Journey of Soul

Gummuluru Murthy gmurthy at MORGAN.UCS.MUN.CA
Thu Apr 24 10:05:05 CDT 1997

On Tue, 22 Apr 1997, Giri wrote:

>         To lose the dehatma buddhi (I am the body/mind) is the toughest
> thing.

It (loosing the 'I am the body/mind' concept) is the toughest thing
because right from birth, the jeeva is given an upbringing where the
happiness is equated to the physical comforts of the body and the joy
of the mind. The jeeva was told to take care of the body, seek happiness
(happiness brought in by preyah of Katha u.; the pleasant rather than the
good). By the time the jeeva recognizes the shallowness of such
"happiness", this life form for the jeeva is over. I see, if we want to
have jeevanmuktas in our midst, the necessity of imprinting early on in
the jeeva the shallowness of the dehatma buddhi (I am the body/mind
concept).  Being part of the maaya-generated world [maaya kalpita
desa-kaala-kalanaa-vychitrachitriikR^tam- DakshiNamurti stotra of Shri
Shankara), the jeeva has to go through that. Of course, when the jeeva is
ready to recognize the shallowness of the 'I am the body/mind' concept,
it will recognize It.

> When so much emphasis in Vedanta is placed on liberation and
> freedom from rebirths, to say that you were never born (from an atman
> level) can not be understood by many people.

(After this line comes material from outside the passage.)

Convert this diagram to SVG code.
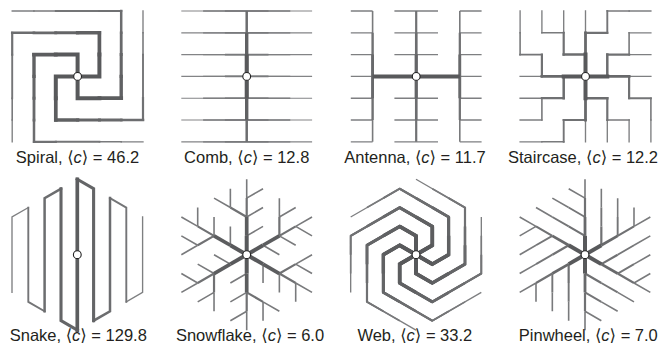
<svg xmlns="http://www.w3.org/2000/svg" width="662" height="356" viewBox="0 0 662 356">
<style>
path{fill:none;stroke-linejoin:miter}
.sq path{stroke-linecap:square}
.s0{stroke:#58595b;stroke-width:4}
.s1{stroke:#5c5d5f;stroke-width:3.7}
.s2{stroke:#606163;stroke-width:3.4}
.s3{stroke:#646567;stroke-width:3.1}
.s4{stroke:#68696b;stroke-width:2.8}
.s5{stroke:#6c6d6f;stroke-width:2.5}
.s6{stroke:#707173;stroke-width:2.2}
.s7{stroke:#747577;stroke-width:1.9}
.s8{stroke:#797a7c;stroke-width:1.6}
.s9{stroke:#7e7f81;stroke-width:1.35}
.s10{stroke:#838486;stroke-width:1.15}
.hub{fill:#fff;stroke:#222;stroke-width:1.1}
text{font-family:"Liberation Sans",Arial,"DejaVu Sans",sans-serif;font-size:16.5px;fill:#231f20;text-anchor:middle}
.i{font-style:italic}
</style>
<defs>
<g id="sfArm">
<path class="s8" d="M0 -56.58V-75.44M-16.33 -47.15L-32.66 -56.58M-16.33 -47.15V-66.01M0 -18.86L16.33 -28.29M0 -37.72L16.33 -47.15M0 -56.58L16.33 -66.01"/>
<path class="s6" d="M0 -37.72V-56.58M0 -37.72L-16.33 -47.15"/>
<path class="s1" d="M0 -18.86V-37.72"/>
<path class="s0" d="M0 0V-18.86"/>
</g>
<g id="pwArm">
<path class="s8" d="M0 -56.58V-75.44M-32.66 -37.72L-48.99 -47.15M-16.33 -47.15L-32.66 -56.58M0 -56.58L-16.33 -66.01"/>
<path class="s7" d="M-16.33 -28.29L-32.66 -37.72M0 -37.72L-16.33 -47.15"/>
<path class="s6" d="M0 -37.72V-56.58M0 -18.86L-16.33 -28.29"/>
<path class="s4" d="M0 -18.86V-37.72"/>
<path class="s0" d="M0 0V-18.86"/>
</g>
<g id="webArm">
<path class="s9" d="M0 0L-16.33 -9.43L-32.66 0V37.72L16.33 66.01L65.32 37.72"/>
<path class="s8" d="M0 0L-16.33 -9.43L-32.66 0V37.72L16.33 66.01L48.99 47.15"/>
<path class="s7" d="M0 0L-16.33 -9.43L-32.66 0V37.72L16.33 66.01L32.66 56.58"/>
<path class="s6" d="M0 0L-16.33 -9.43L-32.66 0V37.72L16.33 66.01"/>
<path class="s5" d="M0 0L-16.33 -9.43L-32.66 0V37.72L0 56.58"/>
<path class="s4" d="M0 0L-16.33 -9.43L-32.66 0V37.72L-16.33 47.15"/>
<path class="s3" d="M0 0L-16.33 -9.43L-32.66 0V37.72"/>
<path class="s2" d="M0 0L-16.33 -9.43L-32.66 0V18.86"/>
<path class="s1" d="M0 0L-16.33 -9.43L-32.66 0"/>
<path class="s0" d="M0 0L-16.33 -9.43"/>
</g>
</defs>

<g id="spiral">
<g id="spiral-edges" class="sq">
<path class="s9" d="M143 32.8V11M34 11H12.2M12.2 120V141.8M121.2 141.8H143"/>
<path class="s8" d="M143 54.6V32.8M55.8 11H34M12.2 98.2V120M99.4 141.8H121.2"/>
<path class="s7" d="M143 98.2V54.6M99.4 11H55.8M12.2 54.6V98.2M55.8 141.8H99.4"/>
<path class="s6" d="M143 120V98.2M121.2 11H99.4M12.2 32.8V54.6M34 141.8H55.8"/>
<path class="s5" d="M121.2 120H143M121.2 32.8V11M34 32.8H12.2M34 120V141.8"/>
<path class="s4" d="M99.4 120H121.2M121.2 54.6V32.8M55.8 32.8H34M34 98.2V120"/>
<path class="s3" d="M77.6 120H99.4M121.2 76.4V54.6M77.6 32.8H55.8M34 76.4V98.2"/>
<path class="s2" d="M55.8 120H77.6M121.2 98.2V76.4M99.4 32.8H77.6M34 54.6V76.4"/>
<path class="s1" d="M55.8 98.2V120M99.4 98.2H121.2M99.4 54.6V32.8M55.8 54.6H34"/>
<path class="s0" d="M77.6 76.4H55.8V98.2M77.6 76.4V98.2H99.4M77.6 76.4H99.4V54.6M77.6 76.4V54.6H55.8"/>
</g>
<circle id="spiral-hub" class="hub" cx="77.6" cy="76.4" r="3.9"/>
<text x="77.5" y="163">Spiral, ⟨<tspan class="i">c</tspan>⟩ = 46.2</text>
</g>

<g id="comb">
<g id="comb-edges">
<path class="s10" d="M181.3 11H312.1M181.3 32.8H312.1M181.3 54.6H312.1M181.3 76.4H312.1M181.3 98.2H312.1M181.3 120H312.1M181.3 141.8H312.1"/>
<path class="s9" d="M203.1 11H290.3M203.1 32.8H290.3M203.1 54.6H290.3M203.1 76.4H290.3M203.1 98.2H290.3M203.1 120H290.3M203.1 141.8H290.3"/>
<path class="s8" d="M224.9 11H268.5M224.9 32.8H268.5M224.9 54.6H268.5M224.9 76.4H268.5M224.9 98.2H268.5M224.9 120H268.5M224.9 141.8H268.5"/>
<path class="s5" d="M246.7 11V141.8"/>
<path class="s2" d="M246.7 32.8V120"/>
<path class="s0" d="M246.7 54.6V98.2"/>
</g>
<circle id="comb-hub" class="hub" cx="246.7" cy="76.4" r="3.9"/>
<text x="246.7" y="163">Comb, ⟨<tspan class="i">c</tspan>⟩ = 12.8</text>
</g>

<g id="antenna">
<g id="antenna-edges">
<path class="s9" d="M350.8 11H372.6M350.8 32.8H372.6M350.8 54.6H372.6M350.8 76.4H372.6M350.8 98.2H372.6M350.8 120H372.6M350.8 141.8H372.6M459.8 11H481.6M459.8 32.8H481.6M459.8 54.6H481.6M459.8 76.4H481.6M459.8 98.2H481.6M459.8 120H481.6M459.8 141.8H481.6M394.4 11H438M394.4 32.8H438M394.4 54.6H438M394.4 98.2H438M394.4 120H438M394.4 141.8H438"/>
<path class="s8" d="M372.6 11V141.8M459.8 11V141.8"/>
<path class="s6" d="M372.6 32.8V120M459.8 32.8V120M416.2 11V141.8"/>
<path class="s5" d="M416.2 32.8V120"/>
<path class="s4" d="M372.6 54.6V98.2M459.8 54.6V98.2"/>
<path class="s3" d="M416.2 54.6V98.2"/>
<path class="s0" d="M372.6 76.4H459.8"/>
</g>
<circle id="antenna-hub" class="hub" cx="416.2" cy="76.4" r="3.9"/>
<text x="415" y="163">Antenna, ⟨<tspan class="i">c</tspan>⟩ = 11.7</text>
</g>

<g id="staircase">
<g id="staircase-edges" class="sq">
<path class="s9" d="M585.5 32.8V11M629.1 11H650.9M563.7 32.8V11M541.9 32.8V11M541.9 76.4H520.1M520.1 32.8V11M541.9 98.2H520.1M541.9 120H520.1M585.5 120V141.8M541.9 141.8H520.1M607.3 120V141.8M629.1 120V141.8M629.1 76.4H650.9M650.9 120V141.8M629.1 54.6H650.9M629.1 32.8H650.9"/>
<path class="s8" d="M607.3 11H629.1M563.7 32.8H541.9M520.1 54.6V32.8M541.9 98.2V120M563.7 141.8H541.9M607.3 120H629.1M650.9 98.2V120M629.1 54.6V32.8"/>
<path class="s7" d="M607.3 32.8V11M541.9 54.6H520.1M563.7 120V141.8M629.1 98.2H650.9"/>
<path class="s6" d="M585.5 32.8H607.3M563.7 54.6V32.8M541.9 76.4V54.6M563.7 98.2H541.9M585.5 120H563.7M607.3 98.2V120M629.1 76.4V98.2M607.3 54.6H629.1"/>
<path class="s5" d="M585.5 54.6H563.7M563.7 76.4V98.2M585.5 98.2H607.3M607.3 76.4V54.6"/>
<path class="s4" d="M585.5 54.6V32.8M563.7 76.4H541.9M585.5 98.2V120M607.3 76.4H629.1"/>
<path class="s0" d="M585.5 54.6V98.2M563.7 76.4H607.3"/>
</g>
<circle id="staircase-hub" class="hub" cx="585.5" cy="76.4" r="3.9"/>
<text x="583" y="163">Staircase, ⟨<tspan class="i">c</tspan>⟩ = 12.2</text>
</g>

<g id="snake">
<g id="snake-edges" class="sq">
<path class="s9" d="M12 292.4V217L28.3 207.6"/>
<path class="s7" d="M28.3 207.6V301.9L44.6 311.3"/>
<path class="s5" d="M44.6 311.3V198.1L61 188.7"/>
<path class="s3" d="M61 188.7V320.7L77.3 330.1"/>
<path class="s9" d="M126.3 301.9L142.6 292.4V217"/>
<path class="s7" d="M110 198.1L126.3 207.6V301.9"/>
<path class="s5" d="M93.6 320.7L110 311.3V198.1"/>
<path class="s3" d="M77.3 179.3L93.6 188.7V320.7"/>
<path class="s1" d="M77.3 330.1V179.3"/>
</g>
<circle id="snake-hub" class="hub" cx="77.3" cy="254.7" r="3.9"/>
<text x="78.3" y="341.3">Snake, ⟨<tspan class="i">c</tspan>⟩ = 129.8</text>
</g>

<g id="snowflake">
<g id="snowflake-edges">
<use href="#sfArm" transform="translate(246.7 254.7)"/>
<use href="#sfArm" transform="translate(246.7 254.7) rotate(60)"/>
<use href="#sfArm" transform="translate(246.7 254.7) rotate(120)"/>
<use href="#sfArm" transform="translate(246.7 254.7) rotate(180)"/>
<use href="#sfArm" transform="translate(246.7 254.7) rotate(240)"/>
<use href="#sfArm" transform="translate(246.7 254.7) rotate(300)"/>
</g>
<circle id="snowflake-hub" class="hub" cx="246.7" cy="254.7" r="3.9"/>
<text x="250" y="341.3">Snowflake, ⟨<tspan class="i">c</tspan>⟩ = 6.0</text>
</g>

<g id="web">
<g id="web-edges">
<use href="#webArm" transform="translate(416 254.7)"/>
<use href="#webArm" transform="translate(416 254.7) rotate(60)"/>
<use href="#webArm" transform="translate(416 254.7) rotate(120)"/>
<use href="#webArm" transform="translate(416 254.7) rotate(180)"/>
<use href="#webArm" transform="translate(416 254.7) rotate(240)"/>
<use href="#webArm" transform="translate(416 254.7) rotate(300)"/>
</g>
<circle id="web-hub" class="hub" cx="416" cy="254.7" r="3.9"/>
<text x="414.8" y="341.3">Web, ⟨<tspan class="i">c</tspan>⟩ = 33.2</text>
</g>

<g id="pinwheel">
<g id="pinwheel-edges">
<use href="#pwArm" transform="translate(585 254.7)"/>
<use href="#pwArm" transform="translate(585 254.7) rotate(60)"/>
<use href="#pwArm" transform="translate(585 254.7) rotate(120)"/>
<use href="#pwArm" transform="translate(585 254.7) rotate(180)"/>
<use href="#pwArm" transform="translate(585 254.7) rotate(240)"/>
<use href="#pwArm" transform="translate(585 254.7) rotate(300)"/>
</g>
<circle id="pinwheel-hub" class="hub" cx="585" cy="254.7" r="3.9"/>
<text x="588.3" y="341.3">Pinwheel, ⟨<tspan class="i">c</tspan>⟩ = 7.0</text>
</g>
</svg>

When do you have freedom from re-births ? That is when you recognize you
are immortal. That recognition will be made when you recognize you are
Brahman, i.e. when you see the whole maaya-kalpita world inside you. Then
only, you say you are never born and you are Brahman.

> AUM shaantiH

Gummuluru Murthy
Sarvaagamaanaa maachaarah prathamam parikalpathe !
                                          Sage Vyasa in Maha Bharatha

For all (incoming) knowledge, discipline is the most fundamental.